Column: Britte Bouchaut

The promise of the ACT

The Academic Career Track is supposed to be a clear academic career path, but the reality is quite different, as Britte Bouchaut observes. Because the criteria have become more flexible and personalised, they have actually become less precise.

Britte Bouchaut poseert zittend op een bankje voor de foto

(Photo: Sam Rentmeester)

There comes a time when you think you have made it in academia. After years of being a doctoral candidate and post-doc you become an assistant professor. You now really belong. You have a place in the system. And for a couple of years now that system has a clear path: the Academic Career Track (ACT).

It all sounded so reassuring. Start as an assistant professor 2, after four years a midterm, and, if you have achieved enough, move to assistant professor 1. In principle, the path is then open to become an associate professor and perhaps a full professor at some point. Diagrams and flowcharts make it clear. Transparent, open, predictable.

At least, that’s what it looked like. Until things began to clash somewhere between promises and reality.

The criteria – which are at the heart of the process, and definitely if you want to progress to associate professor – have become more hazy. They have become more flexible and more personal so that every individual can excel in their own way. And to be clear, I support this. One person is an inspirational teacher, another a researcher that makes an impact, and another excels in outreach or leadership. Recognising the differences is both logical and desirable. But it does make the system hard to track.

What do I need to do to be promoted? The truth is uncomfortable: nobody knows exactly

If everyone may excel in their own way, what is the bar? When are you ready for the next step? The answer is flexible, and this is where the problem lies. A system for academic career paths can be a source of worry and frustration when it gives little certainty, as described by Delta. This is not because people do not want to achieve, quite the opposite, but because they are not sure what they are evaluated on.

That uncertainty is felt everywhere. New colleagues almost immediately ask the same question: “What do I need to do to be promoted?” The truth is uncomfortable: nobody knows exactly. So we tell each other that it will be fine and that quality is noted, while we prepare ourselves for R&D discussions with a nagging feeling and wondering if we are doing things right. Is this enough?
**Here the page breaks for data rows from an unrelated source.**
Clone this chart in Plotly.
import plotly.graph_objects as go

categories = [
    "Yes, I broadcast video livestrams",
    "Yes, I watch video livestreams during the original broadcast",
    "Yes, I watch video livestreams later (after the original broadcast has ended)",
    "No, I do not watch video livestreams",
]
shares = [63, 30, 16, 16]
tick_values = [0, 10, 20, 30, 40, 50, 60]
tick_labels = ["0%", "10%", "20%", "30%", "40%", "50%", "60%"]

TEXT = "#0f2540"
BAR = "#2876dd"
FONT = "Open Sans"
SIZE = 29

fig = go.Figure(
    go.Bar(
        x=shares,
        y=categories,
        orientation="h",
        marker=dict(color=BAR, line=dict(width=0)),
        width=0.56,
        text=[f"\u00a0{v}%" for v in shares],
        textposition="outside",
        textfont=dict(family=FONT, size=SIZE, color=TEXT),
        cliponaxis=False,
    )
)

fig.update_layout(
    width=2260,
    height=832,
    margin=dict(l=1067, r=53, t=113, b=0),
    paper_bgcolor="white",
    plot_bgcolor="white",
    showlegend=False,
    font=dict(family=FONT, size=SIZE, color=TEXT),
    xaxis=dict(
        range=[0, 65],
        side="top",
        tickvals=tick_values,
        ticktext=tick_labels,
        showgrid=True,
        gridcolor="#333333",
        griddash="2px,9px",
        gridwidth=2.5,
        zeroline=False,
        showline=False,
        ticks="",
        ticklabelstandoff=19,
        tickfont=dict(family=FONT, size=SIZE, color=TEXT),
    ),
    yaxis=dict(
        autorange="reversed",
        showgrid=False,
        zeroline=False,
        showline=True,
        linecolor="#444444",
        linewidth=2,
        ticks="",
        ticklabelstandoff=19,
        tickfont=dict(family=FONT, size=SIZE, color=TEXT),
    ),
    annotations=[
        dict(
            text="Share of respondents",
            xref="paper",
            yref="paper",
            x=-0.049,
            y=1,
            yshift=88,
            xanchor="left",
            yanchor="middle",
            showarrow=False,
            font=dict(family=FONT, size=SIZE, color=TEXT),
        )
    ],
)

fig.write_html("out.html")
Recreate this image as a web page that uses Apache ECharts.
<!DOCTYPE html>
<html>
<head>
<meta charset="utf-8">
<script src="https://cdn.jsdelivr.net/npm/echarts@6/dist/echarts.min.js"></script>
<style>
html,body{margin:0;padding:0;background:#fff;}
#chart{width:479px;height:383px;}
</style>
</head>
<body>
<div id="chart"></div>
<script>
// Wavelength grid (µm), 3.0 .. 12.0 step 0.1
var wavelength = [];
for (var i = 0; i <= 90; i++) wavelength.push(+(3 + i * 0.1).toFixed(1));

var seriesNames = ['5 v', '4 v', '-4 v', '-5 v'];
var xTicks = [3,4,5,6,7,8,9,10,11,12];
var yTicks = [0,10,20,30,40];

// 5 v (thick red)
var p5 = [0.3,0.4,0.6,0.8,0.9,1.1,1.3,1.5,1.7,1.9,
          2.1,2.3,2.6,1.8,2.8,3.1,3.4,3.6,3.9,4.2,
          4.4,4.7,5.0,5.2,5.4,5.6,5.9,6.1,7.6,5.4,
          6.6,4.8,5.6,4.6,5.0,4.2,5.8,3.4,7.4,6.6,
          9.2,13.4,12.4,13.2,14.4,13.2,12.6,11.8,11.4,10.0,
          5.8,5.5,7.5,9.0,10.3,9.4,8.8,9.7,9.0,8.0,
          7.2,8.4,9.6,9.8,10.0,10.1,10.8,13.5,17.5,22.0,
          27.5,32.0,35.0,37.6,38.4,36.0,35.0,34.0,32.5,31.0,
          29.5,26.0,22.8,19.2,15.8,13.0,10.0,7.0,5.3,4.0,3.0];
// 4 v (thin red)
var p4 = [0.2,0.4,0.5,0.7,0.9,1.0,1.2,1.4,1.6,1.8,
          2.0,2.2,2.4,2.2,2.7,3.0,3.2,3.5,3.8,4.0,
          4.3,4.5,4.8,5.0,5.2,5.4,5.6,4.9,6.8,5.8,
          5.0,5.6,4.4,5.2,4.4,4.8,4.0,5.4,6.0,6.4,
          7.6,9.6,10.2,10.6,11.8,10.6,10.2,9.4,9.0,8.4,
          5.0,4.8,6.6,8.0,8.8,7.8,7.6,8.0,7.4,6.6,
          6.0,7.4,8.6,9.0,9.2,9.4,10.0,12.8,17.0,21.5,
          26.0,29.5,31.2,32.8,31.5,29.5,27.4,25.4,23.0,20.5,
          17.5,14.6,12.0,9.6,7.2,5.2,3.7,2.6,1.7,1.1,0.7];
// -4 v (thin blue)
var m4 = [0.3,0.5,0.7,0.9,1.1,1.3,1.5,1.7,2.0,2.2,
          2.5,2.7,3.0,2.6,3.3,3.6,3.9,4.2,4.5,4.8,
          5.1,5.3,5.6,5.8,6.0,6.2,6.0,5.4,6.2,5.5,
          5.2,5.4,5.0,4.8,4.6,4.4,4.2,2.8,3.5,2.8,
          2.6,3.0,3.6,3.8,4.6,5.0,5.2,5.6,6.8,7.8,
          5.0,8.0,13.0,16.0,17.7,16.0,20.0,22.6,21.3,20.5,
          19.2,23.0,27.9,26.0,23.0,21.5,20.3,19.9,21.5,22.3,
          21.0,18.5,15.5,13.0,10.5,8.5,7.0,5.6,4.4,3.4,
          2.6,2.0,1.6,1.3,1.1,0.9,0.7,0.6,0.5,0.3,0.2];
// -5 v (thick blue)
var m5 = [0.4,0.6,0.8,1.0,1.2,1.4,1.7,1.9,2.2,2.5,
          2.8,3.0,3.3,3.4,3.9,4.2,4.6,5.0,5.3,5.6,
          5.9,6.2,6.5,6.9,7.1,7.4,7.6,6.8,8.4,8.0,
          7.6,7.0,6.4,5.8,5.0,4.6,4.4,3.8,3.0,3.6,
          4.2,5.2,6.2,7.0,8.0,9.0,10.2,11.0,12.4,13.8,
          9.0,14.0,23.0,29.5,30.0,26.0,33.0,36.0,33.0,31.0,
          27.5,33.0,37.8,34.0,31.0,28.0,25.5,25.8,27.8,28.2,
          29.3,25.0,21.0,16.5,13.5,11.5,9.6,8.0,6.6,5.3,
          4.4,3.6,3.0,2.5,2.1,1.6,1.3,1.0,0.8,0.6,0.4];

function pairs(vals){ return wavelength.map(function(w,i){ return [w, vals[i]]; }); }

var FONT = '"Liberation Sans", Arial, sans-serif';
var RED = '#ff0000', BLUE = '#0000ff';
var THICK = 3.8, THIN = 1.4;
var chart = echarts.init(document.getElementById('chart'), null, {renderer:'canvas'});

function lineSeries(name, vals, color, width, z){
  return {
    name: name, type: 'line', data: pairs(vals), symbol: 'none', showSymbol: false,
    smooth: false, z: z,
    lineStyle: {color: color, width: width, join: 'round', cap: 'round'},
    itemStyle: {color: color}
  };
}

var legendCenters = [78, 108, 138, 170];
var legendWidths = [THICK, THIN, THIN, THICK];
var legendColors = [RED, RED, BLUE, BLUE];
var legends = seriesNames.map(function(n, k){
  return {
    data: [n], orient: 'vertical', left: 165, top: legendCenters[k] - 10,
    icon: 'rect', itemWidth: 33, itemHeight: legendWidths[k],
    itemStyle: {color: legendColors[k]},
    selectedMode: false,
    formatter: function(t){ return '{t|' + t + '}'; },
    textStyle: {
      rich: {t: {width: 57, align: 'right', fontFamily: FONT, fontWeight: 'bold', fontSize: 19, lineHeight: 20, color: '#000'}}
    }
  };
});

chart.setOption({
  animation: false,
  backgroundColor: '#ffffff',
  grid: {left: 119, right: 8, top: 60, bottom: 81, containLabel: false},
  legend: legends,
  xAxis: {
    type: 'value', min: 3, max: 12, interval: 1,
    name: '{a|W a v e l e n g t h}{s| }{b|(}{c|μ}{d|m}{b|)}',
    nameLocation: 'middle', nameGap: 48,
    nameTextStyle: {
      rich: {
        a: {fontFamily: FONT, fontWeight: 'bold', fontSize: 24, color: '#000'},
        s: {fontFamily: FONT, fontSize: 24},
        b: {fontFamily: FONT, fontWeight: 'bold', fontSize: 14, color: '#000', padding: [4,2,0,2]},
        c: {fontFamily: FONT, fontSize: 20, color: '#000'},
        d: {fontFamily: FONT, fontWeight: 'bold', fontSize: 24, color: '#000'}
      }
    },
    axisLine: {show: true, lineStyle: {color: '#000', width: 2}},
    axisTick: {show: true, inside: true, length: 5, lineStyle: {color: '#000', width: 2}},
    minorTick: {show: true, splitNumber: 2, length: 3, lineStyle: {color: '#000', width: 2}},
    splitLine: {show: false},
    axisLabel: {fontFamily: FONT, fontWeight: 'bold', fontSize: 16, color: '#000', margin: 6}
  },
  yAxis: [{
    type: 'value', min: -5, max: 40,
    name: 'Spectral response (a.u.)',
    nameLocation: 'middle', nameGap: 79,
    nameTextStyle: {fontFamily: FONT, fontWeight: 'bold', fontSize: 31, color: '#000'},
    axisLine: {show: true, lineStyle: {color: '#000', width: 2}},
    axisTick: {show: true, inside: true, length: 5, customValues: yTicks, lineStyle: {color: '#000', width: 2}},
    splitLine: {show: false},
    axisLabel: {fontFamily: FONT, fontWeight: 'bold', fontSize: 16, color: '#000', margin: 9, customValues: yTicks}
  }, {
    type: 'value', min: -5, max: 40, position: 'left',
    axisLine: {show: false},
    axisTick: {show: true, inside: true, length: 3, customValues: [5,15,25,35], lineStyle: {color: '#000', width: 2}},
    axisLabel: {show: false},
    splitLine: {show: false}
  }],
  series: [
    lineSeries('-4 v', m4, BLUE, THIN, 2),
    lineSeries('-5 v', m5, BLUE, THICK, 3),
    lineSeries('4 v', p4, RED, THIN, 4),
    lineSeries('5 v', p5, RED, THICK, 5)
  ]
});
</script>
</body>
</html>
What makes it even harder is seeing what happens around you. Colleagues who, insofar as the criteria are clear, seem to meet all the criteria to become an associate professor, but are still stuck. They publish, get research financing, teach really well and make a strong contribution to TU Delft. And yet, it is not enough. At the same time you see others who do get promoted while, from the outside, not all the criteria seem to be met.

And this is where things seem to go astray. The idea behind the ACT is that different profiles have just as much chance of being promoted. But if this is not the case in practice, the problem apparently does not only lie in the criteria, but also in its interpretation and the person doing the interpretation.

This gives rise to an uncomfortable thought which is strongly worded in a Delta column: ‘it has to be granted to you’. I don’t really want to believe this as it clashes with the idea of TU Delft being a meritocracy. But if criteria become vague, objectivity is stretched, and subjectivity unavoidable. This leads to worry and frustration. So the ACT should therefore not be a system on which you pin your hopes, but something you can build on.

Britte Bouchaut is an assistant professor at Safety and Security Science, Faculty of Technology, Policy and Management. Britte commutes from Eindhoven to Delft on a daily base and is often angry, justifiably or not, at the world and vents her anger by writing.